**Written problem:**
Could the lines from the start of the data through the line with "const rightLegend = ['现房销售面积(万㎡)', '期房销售面积(万㎡)', '销售均价(万元/㎡)'];" be set down exactly, with no pictures among them?

**Material provided:**
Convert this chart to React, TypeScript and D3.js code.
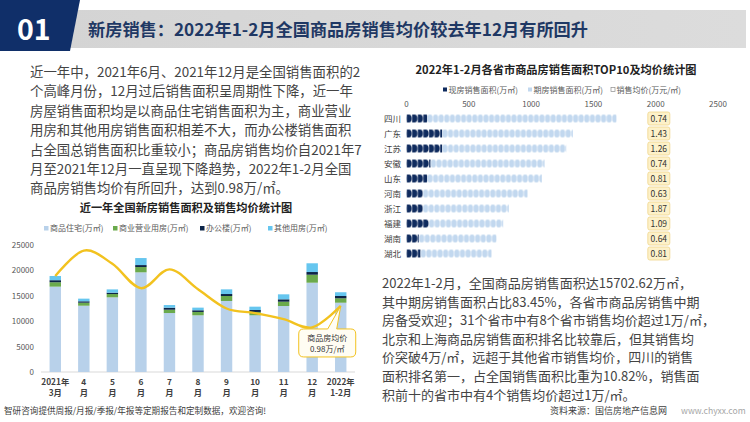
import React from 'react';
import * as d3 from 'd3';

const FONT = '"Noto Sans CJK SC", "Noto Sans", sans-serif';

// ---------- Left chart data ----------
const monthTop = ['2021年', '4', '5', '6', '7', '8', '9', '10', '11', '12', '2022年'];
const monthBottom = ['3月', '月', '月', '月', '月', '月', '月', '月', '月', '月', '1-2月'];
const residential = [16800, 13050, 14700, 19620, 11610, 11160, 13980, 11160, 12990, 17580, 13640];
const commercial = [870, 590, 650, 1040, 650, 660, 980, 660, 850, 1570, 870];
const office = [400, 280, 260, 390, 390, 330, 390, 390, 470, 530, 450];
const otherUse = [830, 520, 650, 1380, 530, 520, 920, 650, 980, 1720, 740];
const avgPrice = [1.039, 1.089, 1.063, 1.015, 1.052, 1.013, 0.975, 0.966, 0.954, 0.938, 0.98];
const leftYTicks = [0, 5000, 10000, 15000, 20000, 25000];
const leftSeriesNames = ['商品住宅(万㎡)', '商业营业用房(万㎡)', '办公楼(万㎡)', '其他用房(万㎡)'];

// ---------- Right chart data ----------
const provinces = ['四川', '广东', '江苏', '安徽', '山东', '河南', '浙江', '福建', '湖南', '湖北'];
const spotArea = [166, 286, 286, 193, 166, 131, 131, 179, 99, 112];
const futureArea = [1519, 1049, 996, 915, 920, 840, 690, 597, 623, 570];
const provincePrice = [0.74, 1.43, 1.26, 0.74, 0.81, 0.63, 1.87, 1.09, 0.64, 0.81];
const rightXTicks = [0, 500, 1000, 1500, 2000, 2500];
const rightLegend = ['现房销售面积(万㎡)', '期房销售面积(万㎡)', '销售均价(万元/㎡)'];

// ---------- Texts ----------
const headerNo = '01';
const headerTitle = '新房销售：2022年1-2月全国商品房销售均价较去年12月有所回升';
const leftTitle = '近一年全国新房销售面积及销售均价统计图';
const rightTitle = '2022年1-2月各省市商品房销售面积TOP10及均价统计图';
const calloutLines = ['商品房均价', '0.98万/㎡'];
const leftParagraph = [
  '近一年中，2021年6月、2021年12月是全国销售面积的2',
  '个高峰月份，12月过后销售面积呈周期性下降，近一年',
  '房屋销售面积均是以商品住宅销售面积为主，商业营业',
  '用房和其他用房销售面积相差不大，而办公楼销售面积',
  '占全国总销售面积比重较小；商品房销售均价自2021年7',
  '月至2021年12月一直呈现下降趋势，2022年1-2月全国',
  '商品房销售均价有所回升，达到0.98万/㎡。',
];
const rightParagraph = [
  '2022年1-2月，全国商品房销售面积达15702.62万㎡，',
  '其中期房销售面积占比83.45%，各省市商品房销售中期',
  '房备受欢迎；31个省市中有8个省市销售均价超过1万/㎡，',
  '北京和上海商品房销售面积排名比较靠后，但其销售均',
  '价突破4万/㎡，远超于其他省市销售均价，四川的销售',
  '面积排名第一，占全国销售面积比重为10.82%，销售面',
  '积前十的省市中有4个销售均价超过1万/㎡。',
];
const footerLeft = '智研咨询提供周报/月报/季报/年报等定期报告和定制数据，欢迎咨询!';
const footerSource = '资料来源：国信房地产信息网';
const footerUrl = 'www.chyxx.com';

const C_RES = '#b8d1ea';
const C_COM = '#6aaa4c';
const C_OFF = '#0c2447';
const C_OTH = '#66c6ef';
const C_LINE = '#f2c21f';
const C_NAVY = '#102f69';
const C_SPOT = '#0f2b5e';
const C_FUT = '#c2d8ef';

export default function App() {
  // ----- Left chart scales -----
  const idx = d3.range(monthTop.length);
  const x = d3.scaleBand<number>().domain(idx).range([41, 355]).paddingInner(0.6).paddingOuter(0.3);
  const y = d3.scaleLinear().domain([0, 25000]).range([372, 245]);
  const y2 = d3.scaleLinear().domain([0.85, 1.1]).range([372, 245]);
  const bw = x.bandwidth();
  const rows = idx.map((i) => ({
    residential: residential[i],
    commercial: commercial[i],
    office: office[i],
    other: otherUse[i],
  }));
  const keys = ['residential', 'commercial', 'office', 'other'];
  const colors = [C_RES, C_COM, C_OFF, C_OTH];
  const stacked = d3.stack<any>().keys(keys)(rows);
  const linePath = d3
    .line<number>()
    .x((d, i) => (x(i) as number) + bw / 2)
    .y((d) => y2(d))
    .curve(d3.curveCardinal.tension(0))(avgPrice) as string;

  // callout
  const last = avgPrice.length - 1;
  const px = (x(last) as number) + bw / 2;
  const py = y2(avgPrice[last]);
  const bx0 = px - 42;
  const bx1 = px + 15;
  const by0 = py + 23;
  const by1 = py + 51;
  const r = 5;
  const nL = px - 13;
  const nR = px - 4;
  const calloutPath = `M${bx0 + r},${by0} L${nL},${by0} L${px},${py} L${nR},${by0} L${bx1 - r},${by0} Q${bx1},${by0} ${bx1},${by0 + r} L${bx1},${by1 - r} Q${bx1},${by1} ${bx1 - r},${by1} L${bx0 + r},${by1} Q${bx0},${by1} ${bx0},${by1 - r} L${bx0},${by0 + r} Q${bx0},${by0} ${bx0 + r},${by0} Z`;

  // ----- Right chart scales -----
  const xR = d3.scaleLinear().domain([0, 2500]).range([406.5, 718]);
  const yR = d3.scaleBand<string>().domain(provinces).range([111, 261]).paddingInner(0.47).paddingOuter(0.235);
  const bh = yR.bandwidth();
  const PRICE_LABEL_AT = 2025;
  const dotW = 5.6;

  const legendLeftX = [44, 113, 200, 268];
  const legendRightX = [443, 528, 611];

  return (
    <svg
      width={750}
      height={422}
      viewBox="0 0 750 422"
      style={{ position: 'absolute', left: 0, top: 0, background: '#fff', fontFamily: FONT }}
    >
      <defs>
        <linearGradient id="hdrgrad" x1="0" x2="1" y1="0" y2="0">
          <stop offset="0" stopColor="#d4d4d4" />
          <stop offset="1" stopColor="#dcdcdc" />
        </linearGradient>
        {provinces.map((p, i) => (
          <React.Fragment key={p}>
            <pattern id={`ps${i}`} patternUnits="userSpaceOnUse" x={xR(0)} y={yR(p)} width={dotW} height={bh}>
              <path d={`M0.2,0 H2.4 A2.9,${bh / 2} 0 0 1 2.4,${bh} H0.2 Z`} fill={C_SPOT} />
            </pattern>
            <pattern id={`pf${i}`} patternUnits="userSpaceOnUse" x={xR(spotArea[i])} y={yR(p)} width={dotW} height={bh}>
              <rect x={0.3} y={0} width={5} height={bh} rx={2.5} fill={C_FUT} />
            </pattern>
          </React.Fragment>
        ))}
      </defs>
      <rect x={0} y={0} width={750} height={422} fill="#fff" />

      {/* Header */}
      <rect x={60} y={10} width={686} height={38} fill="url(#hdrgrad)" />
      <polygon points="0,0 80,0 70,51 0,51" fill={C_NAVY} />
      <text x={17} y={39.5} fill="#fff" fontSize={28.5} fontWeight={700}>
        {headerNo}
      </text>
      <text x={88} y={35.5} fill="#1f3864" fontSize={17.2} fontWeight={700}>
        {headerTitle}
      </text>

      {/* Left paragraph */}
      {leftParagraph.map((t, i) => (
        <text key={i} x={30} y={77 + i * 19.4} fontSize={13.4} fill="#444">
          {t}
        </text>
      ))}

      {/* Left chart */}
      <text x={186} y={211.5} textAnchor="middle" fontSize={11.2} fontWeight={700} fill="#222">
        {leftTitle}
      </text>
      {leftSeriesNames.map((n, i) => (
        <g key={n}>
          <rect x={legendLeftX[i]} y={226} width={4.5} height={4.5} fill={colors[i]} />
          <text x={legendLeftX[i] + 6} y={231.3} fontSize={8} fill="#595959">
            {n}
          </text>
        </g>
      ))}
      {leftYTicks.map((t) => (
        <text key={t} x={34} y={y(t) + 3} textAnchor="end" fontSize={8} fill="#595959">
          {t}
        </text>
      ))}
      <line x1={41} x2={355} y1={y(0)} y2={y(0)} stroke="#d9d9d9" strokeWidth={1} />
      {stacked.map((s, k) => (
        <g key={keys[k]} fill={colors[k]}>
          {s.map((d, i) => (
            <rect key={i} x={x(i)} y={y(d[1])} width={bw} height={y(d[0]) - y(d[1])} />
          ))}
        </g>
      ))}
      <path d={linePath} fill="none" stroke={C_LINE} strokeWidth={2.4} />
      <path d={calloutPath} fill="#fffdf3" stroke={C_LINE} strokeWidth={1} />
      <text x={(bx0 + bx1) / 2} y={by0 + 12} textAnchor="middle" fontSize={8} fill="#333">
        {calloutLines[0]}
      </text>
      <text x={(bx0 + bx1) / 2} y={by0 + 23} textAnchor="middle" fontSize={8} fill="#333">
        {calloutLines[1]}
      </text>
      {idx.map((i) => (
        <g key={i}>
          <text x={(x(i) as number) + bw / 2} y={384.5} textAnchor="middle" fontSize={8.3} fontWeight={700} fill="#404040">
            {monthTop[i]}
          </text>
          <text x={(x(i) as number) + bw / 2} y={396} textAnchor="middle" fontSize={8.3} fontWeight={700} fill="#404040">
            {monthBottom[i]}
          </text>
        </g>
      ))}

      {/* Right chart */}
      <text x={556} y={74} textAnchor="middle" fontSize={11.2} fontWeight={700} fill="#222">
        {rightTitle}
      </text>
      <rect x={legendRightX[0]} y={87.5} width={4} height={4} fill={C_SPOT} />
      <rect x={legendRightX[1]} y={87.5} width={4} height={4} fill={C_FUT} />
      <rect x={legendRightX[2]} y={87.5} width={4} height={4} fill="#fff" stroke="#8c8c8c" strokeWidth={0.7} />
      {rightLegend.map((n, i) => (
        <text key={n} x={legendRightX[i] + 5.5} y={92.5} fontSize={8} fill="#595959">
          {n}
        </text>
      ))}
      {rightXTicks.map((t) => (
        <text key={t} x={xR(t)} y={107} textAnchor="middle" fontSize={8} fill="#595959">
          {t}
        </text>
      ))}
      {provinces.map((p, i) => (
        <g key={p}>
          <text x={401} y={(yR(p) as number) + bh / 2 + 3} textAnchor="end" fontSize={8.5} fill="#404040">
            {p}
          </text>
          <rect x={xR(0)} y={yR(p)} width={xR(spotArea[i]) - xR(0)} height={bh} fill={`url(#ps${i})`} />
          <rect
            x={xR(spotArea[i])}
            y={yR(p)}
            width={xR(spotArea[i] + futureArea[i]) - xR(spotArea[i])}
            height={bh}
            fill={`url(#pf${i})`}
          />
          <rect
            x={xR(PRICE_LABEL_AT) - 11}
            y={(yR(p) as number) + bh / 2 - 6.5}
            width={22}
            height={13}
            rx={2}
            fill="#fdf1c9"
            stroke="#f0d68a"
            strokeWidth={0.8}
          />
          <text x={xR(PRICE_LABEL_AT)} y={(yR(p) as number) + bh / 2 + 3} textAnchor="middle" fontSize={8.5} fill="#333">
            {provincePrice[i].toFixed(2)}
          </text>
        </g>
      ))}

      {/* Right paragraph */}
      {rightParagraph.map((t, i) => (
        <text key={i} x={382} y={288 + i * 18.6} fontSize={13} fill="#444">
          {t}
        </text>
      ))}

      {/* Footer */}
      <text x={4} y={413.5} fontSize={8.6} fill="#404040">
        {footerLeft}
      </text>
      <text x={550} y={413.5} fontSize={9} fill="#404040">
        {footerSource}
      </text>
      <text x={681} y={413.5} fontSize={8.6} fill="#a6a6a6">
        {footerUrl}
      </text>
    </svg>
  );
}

**Exercise response:**
Convert this chart to React, TypeScript and D3.js code.
import React from 'react';
import * as d3 from 'd3';

const FONT = '"Noto Sans CJK SC", "Noto Sans", sans-serif';

// ---------- Left chart data ----------
const monthTop = ['2021年', '4', '5', '6', '7', '8', '9', '10', '11', '12', '2022年'];
const monthBottom = ['3月', '月', '月', '月', '月', '月', '月', '月', '月', '月', '1-2月'];
const residential = [16800, 13050, 14700, 19620, 11610, 11160, 13980, 11160, 12990, 17580, 13640];
const commercial = [870, 590, 650, 1040, 650, 660, 980, 660, 850, 1570, 870];
const office = [400, 280, 260, 390, 390, 330, 390, 390, 470, 530, 450];
const otherUse = [830, 520, 650, 1380, 530, 520, 920, 650, 980, 1720, 740];
const avgPrice = [1.039, 1.089, 1.063, 1.015, 1.052, 1.013, 0.975, 0.966, 0.954, 0.938, 0.98];
const leftYTicks = [0, 5000, 10000, 15000, 20000, 25000];
const leftSeriesNames = ['商品住宅(万㎡)', '商业营业用房(万㎡)', '办公楼(万㎡)', '其他用房(万㎡)'];

// ---------- Right chart data ----------
const provinces = ['四川', '广东', '江苏', '安徽', '山东', '河南', '浙江', '福建', '湖南', '湖北'];
const spotArea = [166, 286, 286, 193, 166, 131, 131, 179, 99, 112];
const futureArea = [1519, 1049, 996, 915, 920, 840, 690, 597, 623, 570];
const provincePrice = [0.74, 1.43, 1.26, 0.74, 0.81, 0.63, 1.87, 1.09, 0.64, 0.81];
const rightXTicks = [0, 500, 1000, 1500, 2000, 2500];
const rightLegend = ['现房销售面积(万㎡)', '期房销售面积(万㎡)', '销售均价(万元/㎡)'];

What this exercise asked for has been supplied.